Es gab so viele tausend Einzelheiten zu klären, da mussten wir Verhandlungen auf Ministeriumsebene führen. Und das, was dort nicht gelöst werden konnte, das wurde dann an die zentrale Verhandlungsrunde delegiert. Die größten Brocken. Und die waren dann in der Rohskizze des Vertrags in eckige Klammern gesetzt. Diese eckigen Klammern aufzulösen, darin zeigt sich nachher das wahre Verhandlungsgeschick. Und das geht dann nach dem Schema: Tust du mir einen großen Gefallen, tue ich dir zwei kleine Gefallen.

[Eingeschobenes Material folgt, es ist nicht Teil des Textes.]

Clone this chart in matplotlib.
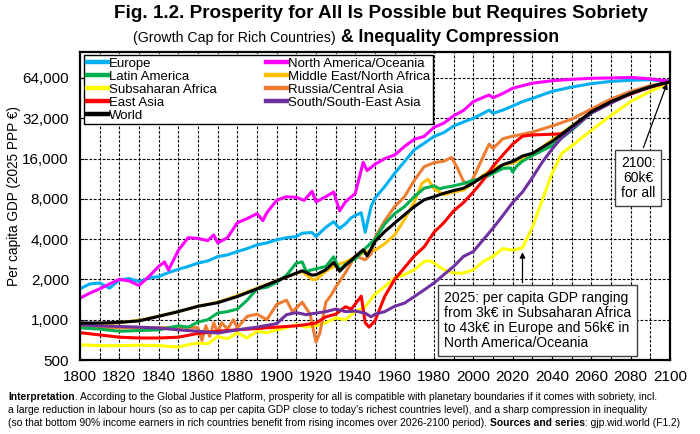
import matplotlib
matplotlib.use('Agg')
import matplotlib.pyplot as plt
from matplotlib.ticker import FixedLocator, MultipleLocator, FuncFormatter

plt.rcParams['font.family'] = ['Liberation Sans', 'DejaVu Sans']

# per capita GDP (2025 PPP EUR)
europe_years = [1800, 1805, 1810, 1815, 1820, 1825, 1830, 1835, 1840, 1845, 1850, 1855, 1860, 1865, 1870,
                1875, 1880, 1885, 1890, 1895, 1900, 1905, 1910, 1913, 1918, 1920, 1925, 1929, 1932, 1935,
                1938, 1943, 1945, 1948, 1950, 1955, 1960, 1965, 1970, 1975, 1980, 1985, 1990, 1995, 2000,
                2005, 2008, 2010, 2015, 2020, 2025, 2030, 2040, 2050, 2060, 2070, 2080, 2090, 2100]
europe = [1700, 1850, 1880, 1720, 1980, 2030, 1930, 2050, 2100, 2250, 2380, 2500, 2650, 2750, 2960,
          3050, 3230, 3400, 3620, 3750, 3950, 4100, 4180, 4430, 4480, 4180, 4900, 5400, 4800, 5200,
          5800, 6300, 4500, 7000, 8100, 9900, 12400, 15200, 18600, 20800, 23400, 25000, 28000, 30000, 32000,
          34800, 36800, 34800, 36800, 39500, 42600, 45000, 50800, 54700, 58000, 60300, 61500, 62000, 60500]

na_years = [1800, 1805, 1810, 1815, 1820, 1825, 1830, 1835, 1840, 1843, 1845, 1850, 1855, 1860, 1865,
            1868, 1870, 1875, 1880, 1885, 1890, 1893, 1895, 1900, 1905, 1910, 1914, 1918, 1920, 1925,
            1929, 1932, 1935, 1940, 1944, 1946, 1950, 1955, 1960, 1965, 1970, 1975, 1980, 1985, 1990,
            1995, 2000, 2005, 2008, 2010, 2015, 2020, 2025, 2030, 2040, 2050, 2060, 2070, 2080, 2090, 2100]
north_america = [1450, 1580, 1700, 1850, 2000, 1950, 1800, 2100, 2500, 2700, 2350, 3300, 4100, 4050, 3900,
                 4300, 3750, 4100, 5300, 5700, 6200, 5500, 6300, 7800, 8300, 8200, 7800, 9100, 7600, 8300,
                 9000, 6500, 7600, 8800, 15000, 13000, 14500, 16000, 17000, 19700, 22300, 23400, 27400, 29400, 33400,
                 36600, 42600, 45800, 47700, 45500, 49000, 53600, 56000, 58500, 61000, 62500, 63600, 64000, 64500, 63000, 60500]

latam_years = [1800, 1810, 1820, 1830, 1840, 1850, 1855, 1860, 1865, 1870, 1875, 1880, 1885, 1890, 1895,
               1900, 1905, 1910, 1913, 1915, 1920, 1925, 1929, 1932, 1935, 1940, 1945, 1950, 1955, 1960,
               1965, 1970, 1975, 1980, 1983, 1985, 1990, 1995, 2000, 2005, 2010, 2015, 2019, 2020, 2022,
               2025, 2030, 2040, 2050, 2060, 2070, 2080, 2090, 2100]
latin_america = [870, 850, 820, 830, 840, 900, 880, 960, 1000, 1120, 1150, 1200, 1400, 1700, 1750,
                 1900, 2150, 2650, 2700, 2300, 2400, 2500, 2950, 2350, 2600, 2850, 3400, 4000, 5200, 6200,
                 7000, 8300, 9600, 10000, 9500, 9700, 10000, 10400, 11000, 11400, 12400, 13500, 13600, 12700, 14000,
                 15300, 16800, 20000, 26000, 35000, 42000, 49000, 55000, 60000]

mena_years = [1800, 1820, 1830, 1840, 1850, 1860, 1870, 1880, 1890, 1900, 1910, 1913, 1918, 1920, 1925,
              1930, 1935, 1940, 1945, 1950, 1955, 1960, 1965, 1970, 1974, 1977, 1980, 1985, 1990, 1995,
              2000, 2005, 2010, 2015, 2020, 2025, 2030, 2040, 2050, 2060, 2070, 2080, 2090, 2100]
mena = [900, 950, 990, 1060, 1150, 1260, 1350, 1510, 1720, 1960, 2220, 2280, 2000, 2000, 2300,
        2550, 2700, 2950, 3200, 3300, 3700, 4300, 5600, 7600, 10500, 11200, 9500, 8600, 9000, 9300,
        10500, 12000, 13500, 14300, 14800, 15800, 17200, 22000, 28000, 35500, 42500, 49000, 55000, 60000]

ssa_years = [1800, 1810, 1820, 1830, 1840, 1850, 1855, 1860, 1865, 1870, 1875, 1880, 1885, 1890, 1895,
             1900, 1905, 1910, 1915, 1920, 1925, 1930, 1935, 1940, 1945, 1950, 1955, 1960, 1965, 1970,
             1975, 1978, 1980, 1985, 1990, 1995, 2000, 2005, 2010, 2015, 2020, 2025, 2030, 2035, 2040,
             2045, 2050, 2060, 2070, 2080, 2090, 2100]
subsaharan = [650, 640, 640, 645, 640, 625, 650, 670, 660, 750, 720, 800, 730, 820, 800,
              840, 870, 920, 880, 900, 950, 1030, 1000, 1150, 1250, 1550, 1770, 2050, 2170, 2360,
              2720, 2750, 2650, 2360, 2230, 2230, 2360, 2720, 2970, 3400, 3300, 3450, 4900, 7800, 12400,
              17500, 19900, 26000, 33600, 42600, 50800, 59000]

russia_years = [1800, 1820, 1840, 1855, 1860, 1862, 1864, 1866, 1868, 1870, 1872, 1875, 1878, 1880, 1885,
                1890, 1895, 1900, 1905, 1908, 1913, 1917, 1920, 1922, 1925, 1928, 1930, 1935, 1940, 1945,
                1948, 1950, 1955, 1960, 1965, 1970, 1975, 1980, 1985, 1989, 1992, 1995, 1998, 2000, 2005,
                2008, 2010, 2015, 2020, 2025, 2030, 2040, 2050, 2060, 2070, 2080, 2090, 2100]
russia = [880, 870, 870, 880, 870, 700, 900, 750, 950, 800, 950, 850, 1000, 870, 1060,
          1100, 1000, 1300, 1400, 1150, 1350, 1100, 680, 800, 1350, 1550, 1750, 2250, 3000, 2800,
          3100, 4100, 5500, 7000, 8300, 11000, 13900, 14900, 15300, 16300, 13500, 10800, 10200, 11500, 16500,
          20500, 19000, 22500, 23500, 24300, 25200, 28000, 31500, 37500, 44500, 50800, 56000, 60000]

east_years = [1800, 1810, 1820, 1830, 1840, 1850, 1860, 1870, 1880, 1890, 1900, 1910, 1915, 1920, 1925,
              1930, 1935, 1938, 1943, 1945, 1947, 1950, 1955, 1960, 1965, 1970, 1975, 1980, 1985, 1990,
              1995, 2000, 2005, 2010, 2015, 2020, 2025, 2030, 2040, 2045, 2050, 2060, 2070, 2080, 2090, 2100]
east_asia = [800, 770, 740, 730, 730, 740, 790, 820, 840, 860, 880, 900, 920, 945, 1050,
             1100, 1250, 1200, 1500, 950, 880, 980, 1500, 2000, 2450, 3000, 3500, 4500, 5300, 6500,
             7500, 9000, 11000, 14000, 17000, 20500, 23500, 24000, 24300, 24500, 27000, 35500, 42000, 48500, 54500, 60000]

south_years = [1800, 1810, 1820, 1830, 1840, 1850, 1860, 1870, 1880, 1890, 1900, 1905, 1910, 1915, 1920,
               1925, 1930, 1935, 1940, 1945, 1948, 1950, 1955, 1960, 1965, 1970, 1975, 1980, 1985, 1990,
               1995, 2000, 2005, 2010, 2015, 2020, 2025, 2030, 2035, 2040, 2045, 2050, 2060, 2070, 2080, 2090, 2100]
south_asia = [920, 900, 890, 880, 866, 840, 820, 795, 840, 880, 935, 1090, 1130, 1090, 1120,
              1150, 1200, 1150, 1160, 1120, 1050, 1100, 1150, 1260, 1330, 1490, 1670, 1880, 2170, 2500,
              2970, 3230, 3950, 4830, 6000, 7500, 9000, 11500, 15000, 18800, 23000, 26500, 35000, 41500, 49000, 55000, 60000]

world_years = [1800, 1810, 1820, 1830, 1840, 1850, 1860, 1870, 1880, 1890, 1900, 1910, 1913, 1918, 1920,
               1925, 1929, 1932, 1935, 1940, 1944, 1946, 1950, 1955, 1960, 1965, 1970, 1975, 1980, 1985,
               1990, 1995, 2000, 2005, 2010, 2015, 2020, 2025, 2030, 2040, 2050, 2060, 2070, 2080, 2090, 2100]
world = [945, 945, 955, 980, 1060, 1150, 1260, 1340, 1490, 1700, 1950, 2230, 2320, 2150, 2170,
         2360, 2680, 2300, 2550, 2970, 3330, 3000, 3840, 4560, 5270, 6080, 7000, 7860, 8300, 8800,
         9220, 9600, 10500, 11800, 12800, 14400, 15200, 16700, 17500, 21400, 27700, 35800, 42600, 49000, 55000, 60000]

y_ticks = [500, 1000, 2000, 4000, 8000, 16000, 32000, 64000]
x_grid = list(range(1810, 2100, 10))

fig = plt.figure(figsize=(7, 4.34), dpi=100)
ax = fig.add_axes([80 / 700, 1 - 360 / 434, 590 / 700, 308 / 434])

# dashed grid
dash = (0, (2.5, 1.5))
for gx in x_grid:
    ax.axvline(gx, color='black', ls=dash, lw=0.8, zorder=0.5)
for gy in y_ticks[1:]:
    ax.axhline(gy, color='black', ls=dash, lw=0.8, zorder=0.5)

lw = 2.2
series = [
    ('Subsaharan Africa', ssa_years, subsaharan, '#FFFF00'),
    ('Middle East/North Africa', mena_years, mena, '#FFC000'),
    ('Russia/Central Asia', russia_years, russia, '#ED7D31'),
    ('Latin America', latam_years, latin_america, '#00B050'),
    ('East Asia', east_years, east_asia, '#FF0000'),
    ('South/South-East Asia', south_years, south_asia, '#7030A0'),
    ('Europe', europe_years, europe, '#00B0F0'),
    ('North America/Oceania', na_years, north_america, '#FF00FF'),
    ('World', world_years, world, '#000000'),
]
lines = {}
for name, xs, ys, col in series:
    lines[name], = ax.plot(xs, ys, color=col, lw=lw, solid_joinstyle='round', label=name, zorder=2)

ax.set_yscale('log', base=2)
ax.set_ylim(500, 100000)
ax.set_xlim(1800, 2100)
ax.yaxis.set_major_locator(FixedLocator(y_ticks))
ax.yaxis.set_minor_locator(FixedLocator([]))
ax.yaxis.set_major_formatter(FuncFormatter(lambda v, p: f'{int(v):,}'))
ax.xaxis.set_major_locator(MultipleLocator(20))
ax.xaxis.set_minor_locator(MultipleLocator(10))

for sp in ax.spines.values():
    sp.set_linewidth(1.6)
ax.tick_params(axis='both', which='both', direction='in', length=3, labelsize=11)
ax.tick_params(axis='y', pad=8)
ax.tick_params(axis='x', pad=7)

ax.set_ylabel('Per capita GDP (2025 PPP €)', fontsize=9.8)
ax.yaxis.set_label_coords(-0.1, 0.532)

order = ['Europe', 'Latin America', 'Subsaharan Africa', 'East Asia', 'World',
         'North America/Oceania', 'Middle East/North Africa', 'Russia/Central Asia', 'South/South-East Asia']
leg = ax.legend([lines[n] for n in order], order, ncol=2, loc='upper left', mode='expand',
                bbox_to_anchor=(0.0068, 0.75, 0.5915, 0.24), borderaxespad=0,
                fontsize=9.5, labelspacing=0.05, borderpad=0.2, handletextpad=0.1,
                handlelength=1.6, columnspacing=0.5, fancybox=False, framealpha=1,
                edgecolor='black')
leg.get_frame().set_linewidth(1.0)
leg.set_zorder(5)
for h in leg.legend_handles:
    h.set_linewidth(3.2)

# annotations
box = dict(boxstyle='square,pad=0.4', fc='white', ec='#404040', lw=1)
ax.text(0.946, 0.591, '2100:\n60k€\nfor all', transform=ax.transAxes, ha='center', va='center',
        fontsize=10, linespacing=1.1, bbox=box, zorder=6)
ax.annotate('', xy=(2099, 61000), xytext=(2086, 18500),
            arrowprops=dict(arrowstyle='-|>', color='black', lw=0.9, mutation_scale=8), zorder=6)
ax.text(0.617, 0.128, '2025: per capita GDP ranging\nfrom 3k€ in Subsaharan Africa\n'
        'to 43k€ in Europe and 56k€ in\nNorth America/Oceania',
        transform=ax.transAxes, ha='left', va='center', fontsize=10, linespacing=1.1, bbox=box, zorder=6)
ax.annotate('', xy=(2025, 3350), xytext=(2025, 1800),
            arrowprops=dict(arrowstyle='-|>', color='black', lw=0.9, mutation_scale=8), zorder=6)

# titles
fig.text(381 / 700, 1 - 13 / 434, 'Fig. 1.2. Prosperity for All Is Possible but Requires Sobriety',
         ha='center', va='center', fontsize=13.6, weight='bold')
fig.text(336 / 700, 1 - 38 / 434, '(Growth Cap for Rich Countries)', ha='right', va='center',
         fontsize=10.2)
fig.text(341 / 700, 1 - 38 / 434, '& Inequality Compression', ha='left', va='center',
         fontsize=12.7, weight='bold')


def text_pieces(x_px, y_px, pieces, size):
    renderer = fig.canvas.get_renderer()
    x = x_px
    for s, w in pieces:
        t = fig.text(x / 700, 1 - y_px / 434, s, ha='left', va='center', fontsize=size, weight=w)
        x = t.get_window_extent(renderer).x1


fs = 7.35
text_pieces(8, 397, [('Interpretation', 'bold'),
                     ('. According to the Global Justice Platform, prosperity for all is compatible with '
                      'planetary boundaries if it comes with sobriety, incl.', 'normal')], fs)
text_pieces(8, 410, [('a large reduction in labour hours (so as to cap per capita GDP close to today\'s richest '
                      'countries level), and a sharp compression in inequality', 'normal')], fs)
text_pieces(8, 423, [('(so that bottom 90% income earners in rich countries benefit from rising incomes over '
                      '2026-2100 period). ', 'normal'),
                     ('Sources and series', 'bold'), (': gjp.wid.world (F1.2)', 'normal')], fs)

fig.savefig('out.png', dpi=100)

Wer liefert denn den Rohentwurf?
Beim ersten Entwurf des Vertrags zur Wirtschafts-, Währungs- und Sozial­union kam die Rohskizze von der bundesdeutschen Seite. Und da haben wir gemerkt, dass es sehr schwierig ist, von einem Vertragskonzept etwas wegzuverhandeln, was einem gar nicht passt. Es steht ja erst einmal da und hat eine faktische Kraft. Daher haben wir gesagt, dass die Rohskizze beim zweiten Vertrag, beim eigentlichen Einigungsvertrag, von unserer Seite kommt. Zwischen dem ersten Staatsvertrag und dem Einheitsvertrag hatte sich ja auch die Lage verändert: Die CDU hatte in Niedersachsen die Mehrheit verloren, womit ihre Bundesratsmehrheit weg war. Um nachher nicht am Bundesrat zu scheitern, haben wir also die Länder an den Vertragsverhandlungen beteiligt. Und da kam für die SPD-geführten Länder Wolfgang Clement, damals Chef der Staatskanzlei in Nordrhein-Westfalen, und für die schwarzen Länder kam der bayerische Finanzminister Georg Freiherr von Waldenfels. Die beiden waren unterschiedlich gefärbt, aber in der Verfolgung ihrer föderalen und regionalen Interessen einig. Das waren im Grunde die schwierigsten Brocken.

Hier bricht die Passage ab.